When Ryan Truesdell was asked to catalog the manuscripts of Gil Evans by the late arranger-composer’s family, the former assistant to composer/bandleader Maria Schneider—herself an assistant to Evans in the 1980s—scarcely realized that he eventually would be conducting his own virtuoso big band devoted to playing the music.

This group, dubbed the Gil Evans Project, has played its home club of New York City’s Jazz Standard now for seven years, along with recording two albums, both produced by Truesdell. The first release, Centennial, included many previously unrecorded pieces and garnered Evans a posthumous Grammy Award; the follow-up, Lines Of Color, recorded live at the Jazz Standard in 2014, earned the band its own Grammy nomination. Both were released through ArtistShare.

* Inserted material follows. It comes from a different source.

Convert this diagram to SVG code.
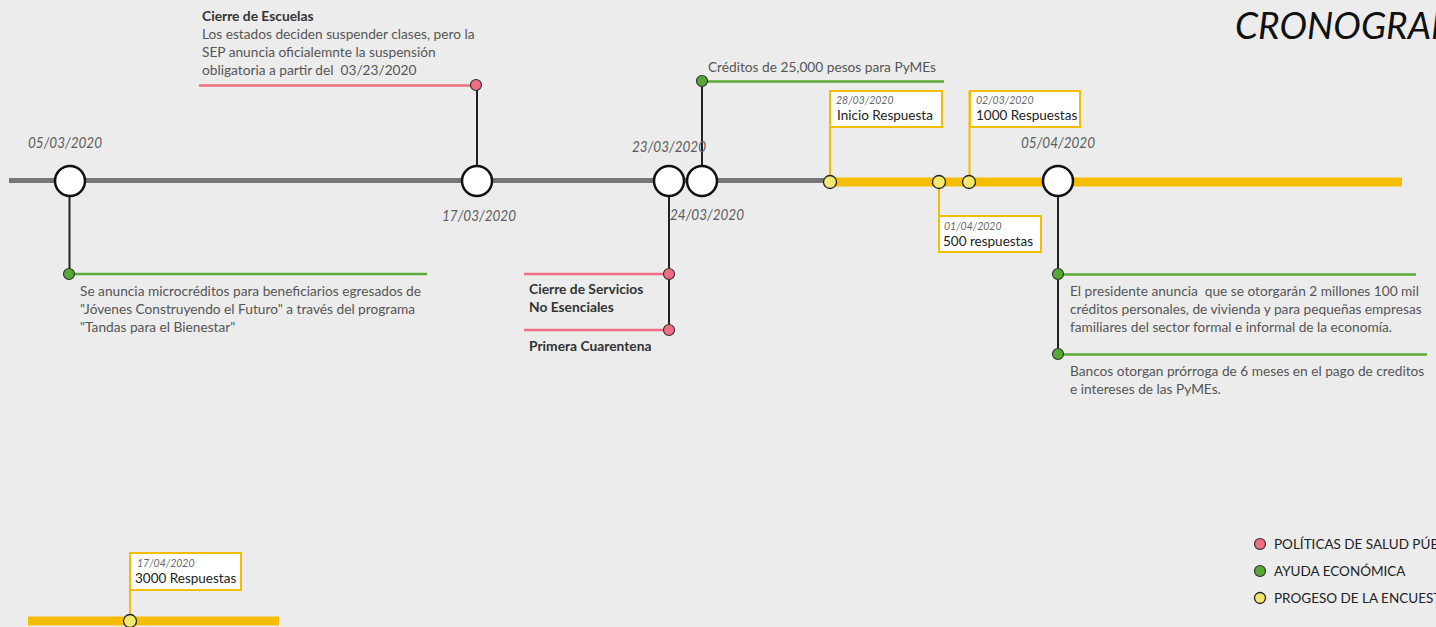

Truesdell and company’s latest four-night run at the Jazz Standard, May 17-20, marked a confluence of anniversaries: Evans was born in May 1912 and this year is the 30th anniversary of his death. Moreover, the latter two nights celebrated the 60th anniversary of the recording of Porgy And Bess, a distinctive take on George Gershwin that made for one of the arranger’s landmark LP collaborations with Miles Davis. The Gil Evans Project drew a capacity crowd for two sets each night, with the audience vocally enthusiastic for the performances and charmed by Truesdell’s effusive commentary between numbers. Along with offering tidbits of insider info on the music and justly extolling the band’s players, the conductor was able to point out the jazz luminaries in the crowd from night to night: Schneider, Slide Hampton, Sy Johnson, members of the Gershwin family and 90-year-old altoist Lee Konitz (who played on the Davis-led Birth Of The Cool sessions of 1949-50 that included Evans among its arrangers).

The Evans charts remain challenging to perform live—often demanding that woodwind players double or triple on various instruments—and the Gil Evans Project has learned some 200 of these scores during the past seven years. But that difficulty scarcely showed in the band’s remarkably confident, cohesive playing. The first two nights at the Jazz Standard saw Truesdell and a 17-piece lineup present highlights from Evans’ early work and vintage-era LPs.

For Bix Beiderbecke’s “Davenport Blues,” trumpeter Mike Rodriguez took the solo spot that Evans wrote for Johnny Coles, and pianist Frank Kimbrough added a soul-rich solo of his own. For Lil Armstrong’s 1920s tune “Struttin’ With Some Barbecue,” which Evans modernized as a snappy Cannonball Adderley feature, ace altoist Dave Pietro was in the spotlight, pushing his tone for maximum expressivity.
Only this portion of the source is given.